Neil McCauley lived by one rule: “don’t have anything in your life that you can’t walk away from in 30 seconds flat if you feel the heat around the corner”.
That’s a bad rule in life but a good rule for a bank robber. It’s also one that Neil abandoned time and again, particularly to save Chris during the bank robbery and to kill Waingro.
Neil didn’t stick to his own rules.
With their spending spree in this past offseason, adding Tom De Koning, Jack Silvagni, Sam Flanders, and Liam Ryan the Saints have abandoned their rule as well.
The Saints were less explicit than Neil in what their rule was, but you could feel them building into a Geelong-lite prioritising rangy athletes and speed across the ground. Ross Lyon and the Saints brass specifically targeted guys like Darcy Wilson to try and remake their team as one full of thoroughbreds, beating teams on the spread as a matter of course.
Even the way that they moved the ball was a little different last year compared to 2024, with the Saints getting about 30 more metres by handball per game and taking about 10 fewer marks per game from 2024 to 2025.
It was becoming about run.
It’s a good plan, especially coming from the stale and stodgy way that the Saints have played for…about as long as I can remember.
It’s also, crucially, a change from Ross Lyon.
Lyon likes and wants to be a defensive team that wins the ball in the back half and transitions from there.
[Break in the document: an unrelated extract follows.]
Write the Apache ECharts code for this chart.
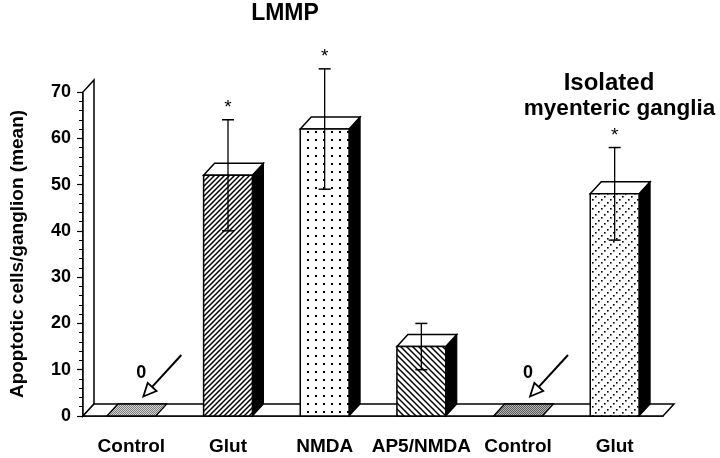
<!DOCTYPE html>
<html><head><meta charset="utf-8">
<script src="https://cdn.jsdelivr.net/npm/echarts@6/dist/echarts.min.js"></script>
<style>html,body{margin:0;padding:0;background:#fff}#c{width:720px;height:458px}</style>
</head><body><div id="c"></div>
<script>
const categories = ['Control', 'Glut', 'NMDA', 'AP5/NMDA', 'Control', 'Glut'];
const means = [0, 52, 62, 15, 0, 48];
const errors = [0, 12, 13, 5, 0, 10];
const significant = [0, 1, 1, 0, 0, 1];
const yMin = 0, yMax = 70, yStep = 10;
const zeroLabel = '0';
const starLabel = '*';
const titleLeft = 'LMMP';
const titleRight1 = 'Isolated';
const titleRight2 = 'myenteric ganglia';
const yName = 'Apoptotic cells/ganglion (mean)';

const patternKinds = ['grayLight', 'hatchFwd', 'dots', 'hatchBack', 'grayDark', 'dotDiag'];
const FONT = 'Liberation Sans, Arial, Helvetica, sans-serif';
const DX = 11, DY = -12;

function makePattern(kind) {
  const c = document.createElement('canvas');
  let s = 6;
  if (kind === 'hatchFwd') s = 5;
  if (kind === 'dots') s = 8;
  if (kind === 'dotDiag') s = 9;
  if (kind === 'grayLight' || kind === 'grayDark') s = 2;
  c.width = c.height = s;
  const ctx = c.getContext('2d');
  ctx.fillStyle = '#fff';
  ctx.fillRect(0, 0, s, s);
  ctx.fillStyle = '#000';
  ctx.strokeStyle = '#000';
  if (kind === 'hatchFwd' || kind === 'hatchBack') {
    ctx.lineWidth = 1.5;
    ctx.beginPath();
    if (kind === 'hatchFwd') {
      ctx.moveTo(0, s); ctx.lineTo(s, 0);
      ctx.moveTo(-1, 1); ctx.lineTo(1, -1);
      ctx.moveTo(s - 1, s + 1); ctx.lineTo(s + 1, s - 1);
    } else {
      ctx.moveTo(0, 0); ctx.lineTo(s, s);
      ctx.moveTo(s - 1, -1); ctx.lineTo(s + 1, 1);
      ctx.moveTo(-1, s - 1); ctx.lineTo(1, s + 1);
    }
    ctx.stroke();
  } else if (kind === 'dots') {
    ctx.fillRect(3, 3, 2, 2);
  } else if (kind === 'dotDiag') {
    ctx.fillRect(1, 7, 1.6, 1.6);
    ctx.fillRect(4, 4, 1.6, 1.6);
    ctx.fillRect(7, 1, 1.6, 1.6);
  } else if (kind === 'grayLight') {
    ctx.fillStyle = '#d4d4d4'; ctx.fillRect(0, 0, 2, 2);
    ctx.fillStyle = '#7a7a7a'; ctx.fillRect(0, 0, 1, 1); ctx.fillRect(1, 1, 1, 1);
  } else if (kind === 'grayDark') {
    ctx.fillStyle = '#b4b4b4'; ctx.fillRect(0, 0, 2, 2);
    ctx.fillStyle = '#5a5a5a'; ctx.fillRect(0, 0, 1, 1); ctx.fillRect(1, 1, 1, 1);
  }
  return c;
}
const patternCanvases = patternKinds.map(makePattern);

function renderFrame(params, api) {
  const cs = params.coordSys;
  const x0 = cs.x, x1 = cs.x + cs.width, yt = cs.y, yb = cs.y + cs.height;
  return {
    type: 'group',
    children: [
      { type: 'polygon', shape: { points: [[x0, yb], [x0, yt], [x0 + DX, yt + DY], [x0 + DX, yb + DY]] },
        style: { fill: '#fff', stroke: '#000', lineWidth: 1.5 } },
      { type: 'polygon', shape: { points: [[x0, yb], [x0 + DX, yb + DY], [x1 + DX, yb + DY], [x1, yb]] },
        style: { fill: '#fff', stroke: '#000', lineWidth: 1.5 } }
    ]
  };
}

function renderBar(params, api) {
  const i = api.value(0), v = api.value(1), e = api.value(2), sig = api.value(3);
  const base = api.coord([i, 0]);
  const top = api.coord([i, v]);
  const bw = api.size([1, 0])[0] * 0.505;
  const hw = bw / 2;
  const cx = base[0];
  const xl = cx - hw, xr = cx + hw, yb = base[1], yt = top[1];
  const fill = { image: patternCanvases[i], repeat: 'repeat' };
  const children = [];
  if (v === 0) {
    children.push({ type: 'polygon',
      shape: { points: [[xl, yb], [xl + DX, yb + DY], [xr + DX, yb + DY], [xr, yb]] },
      style: { fill: fill, stroke: '#000', lineWidth: 1.3 } });
    const sx = cx + 50, sy = yb - 61, ex = cx + 12, ey = yb - 19.5;
    const L = Math.hypot(ex - sx, ey - sy);
    const ux = (ex - sx) / L, uy = (ey - sy) / L;
    const px = -uy, py = ux;
    const hl = 13, hwid = 6;
    const bx = ex - ux * hl, by = ey - uy * hl;
    children.push({ type: 'line', shape: { x1: sx, y1: sy, x2: bx, y2: by },
      style: { stroke: '#000', lineWidth: 2 } });
    children.push({ type: 'polygon',
      shape: { points: [[ex, ey], [bx + px * hwid, by + py * hwid], [bx - px * hwid, by - py * hwid]] },
      style: { fill: '#fff', stroke: '#000', lineWidth: 1.8 } });
    children.push({ type: 'text', x: cx + 10, y: yb - 43,
      style: { text: zeroLabel, font: 'bold 18px ' + FONT, fill: '#000', align: 'center', verticalAlign: 'middle' } });
  } else {
    children.push({ type: 'polygon',
      shape: { points: [[xr, yt], [xr + DX, yt + DY], [xr + DX, yb + DY], [xr, yb]] },
      style: { fill: '#000', stroke: '#000', lineWidth: 1.2 } });
    children.push({ type: 'polygon',
      shape: { points: [[xl, yt], [xl + DX, yt + DY], [xr + DX, yt + DY], [xr, yt]] },
      style: { fill: '#fff', stroke: '#000', lineWidth: 1.5 } });
    children.push({ type: 'rect', shape: { x: xl, y: yt, width: bw, height: yb - yt },
      style: { fill: fill, stroke: '#000', lineWidth: 1.5 } });
    const eTop = api.coord([i, v + e])[1];
    const eBot = api.coord([i, v - e])[1];
    const cap = 6;
    children.push({ type: 'line', shape: { x1: cx, y1: eTop, x2: cx, y2: eBot }, style: { stroke: '#000', lineWidth: 1.3 } });
    children.push({ type: 'line', shape: { x1: cx - cap, y1: eTop, x2: cx + cap, y2: eTop }, style: { stroke: '#000', lineWidth: 1.5 } });
    children.push({ type: 'line', shape: { x1: cx - cap, y1: eBot, x2: cx + cap, y2: eBot }, style: { stroke: '#000', lineWidth: 1.5 } });
    if (sig) {
      children.push({ type: 'text', x: cx, y: eTop - 12,
        style: { text: starLabel, font: '19px ' + FONT, fill: '#000', align: 'center', verticalAlign: 'middle' } });
    }
  }
  return { type: 'group', children: children };
}

const chart = echarts.init(document.getElementById('c'), null, { renderer: 'canvas' });
chart.setOption({
  backgroundColor: '#fff',
  animation: false,
  grid: { left: 80, right: 57, top: 92, bottom: 42 },
  xAxis: {
    type: 'category', data: categories, boundaryGap: true,
    axisLine: { lineStyle: { color: '#000', width: 1.5 } },
    axisTick: { length: 8, interval: 0, lineStyle: { color: '#000', width: 1.3 } },
    axisLabel: { interval: 0, color: '#000', fontSize: 19, fontWeight: 'bold', fontFamily: FONT, margin: 21 },
    splitLine: { show: false }
  },
  yAxis: {
    type: 'value', min: yMin, max: yMax, interval: yStep,
    name: yName, nameLocation: 'middle', nameGap: 56,
    nameTextStyle: { color: '#000', fontSize: 19, fontWeight: 'bold', fontFamily: FONT },
    axisLine: { show: true, lineStyle: { color: '#000', width: 1.5 } },
    axisTick: { show: true, length: 6, lineStyle: { color: '#000', width: 1.2 } },
    minorTick: { show: true, splitNumber: 5, length: 4, lineStyle: { color: '#000', width: 1 } },
    splitLine: { show: false },
    axisLabel: { color: '#000', fontSize: 18, fontWeight: 'bold', fontFamily: FONT, margin: 12 }
  },
  graphic: [
    { type: 'text', x: 285, y: 2, style: { text: titleLeft, font: 'bold 23px ' + FONT, fill: '#000', align: 'center', verticalAlign: 'top', lineHeight: 24 } },
    { type: 'text', x: 609, y: 71, style: { text: titleRight1, font: 'bold 24px ' + FONT, fill: '#000', align: 'center', verticalAlign: 'top', lineHeight: 24 } },
    { type: 'text', x: 619.5, y: 97, style: { text: titleRight2, font: 'bold 22.5px ' + FONT, fill: '#000', align: 'center', verticalAlign: 'top', lineHeight: 24 } }
  ],
  series: [
    { type: 'custom', renderItem: renderFrame, data: [[0, 0]], clip: false, z: 1, silent: true, encode: { x: 0, y: 1 } },
    { type: 'custom', renderItem: renderBar, clip: false, z: 3, silent: true, encode: { x: 0, y: 1 },
      data: categories.map((c, i) => [i, means[i], errors[i], significant[i]]) }
  ]
});
</script>
</body></html>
They still were that to an extent last year, especially toward the end of the season where Ross reverted to his own base principles sitting third in fewest points allowed over the last five weeks and just 11th in time in forward half.
However, their season long numbers tell a story of a coach trying to adapt. They tried to be more aggressive with their player positioning and, in large part because of injuries, got hurt defensively conceding the sixth most points of the season.
The best example of this is the deployment of Nasiah Wangeen-Milera, who was increasingly used as an attacking player rather than a quarterback out of the back half. Of the 30 disposals he averaged for the season, about 57% came in D50 or defensive midfield.
However, if you isolate the last 10 games as he really ascended, of his 32 disposals that number shrunk to about 52%. In particular, he massively increased his forward 50 disposals.
The fact that he was trying to make such sweeping changes speaks to the cache he holds in the organisation as an established Saints legend, and also the extra capital he bought himself by making the finals in his first year.
Even the way the forward line functioned made sense given the personnel, and is ready to drop in a real key forward whenever they can find one like when the Chiefs built a team then dropped in Patrick Mahomes.
With no Max King, who just had another surgery this offseason, the Saints were kicking it to Mitch Owens and a mosquito fleet led by Jack Higgins. Particularly against taller backlines, they were able to enter 50 dirtily and those smalls gave the big backlines fits.
The whole approach smacked of Ross Lyon running the organisation like Nile Jarvis getting Clare Danes to like him. He knew he had time, and he had a clear goal
In this offseason, that shifted.
It went from a team methodically rebuilding through the draft and through sharp player acquisition, to a team trying to microwave their rebuild like they’re suddenly in a rush.
It’s Ray Shoesmith starting to answer questions. It’s abandoning the plan.
And you know, maybe it works.
Maybe Sam Flanders, who has never been a permanent midfielder in his entire career can play midfield. The fact that it seems to be a carbon copy of the Zac Williams mistake that Stephen Silvagni saw happen at Carlton might not matter. Granted, SOS was flat out this offseason so maybe he forgot.
Maybe Jack Silvagni does stiffen a surprisingly leaky defence and lets Ross devote fewer human resources to just clogging up lanes because he doesn’t have enough individual winners.
And finally, maybe Tom De Koning can also transform the midfield in a way that almost literally no other ruckman in the last 25 years has done.
Maybe his likely rotation with Rowan Marshall leads to an approximation of acceptable key forward play, even if using a genuine ruck as a key forward hasn’t worked for a whole season since probably Paul Salmon.
Maybe all of that happens.
But to try and microwave it after three years of being methodical feels rash. Even after all that, the Saints best case scenario is probably sixth and the most likely scenario is probably eighth or tenth this year and getting worse as the bills come due.
It’s like saving to buy a house, then buying a car because in passing your boss said that she’s leaving and might recommend you for a promotion.
To my eye it looks like they went from patiently bad, but building to expensively mediocre.
I don’t know why the Saints abandoned the plan.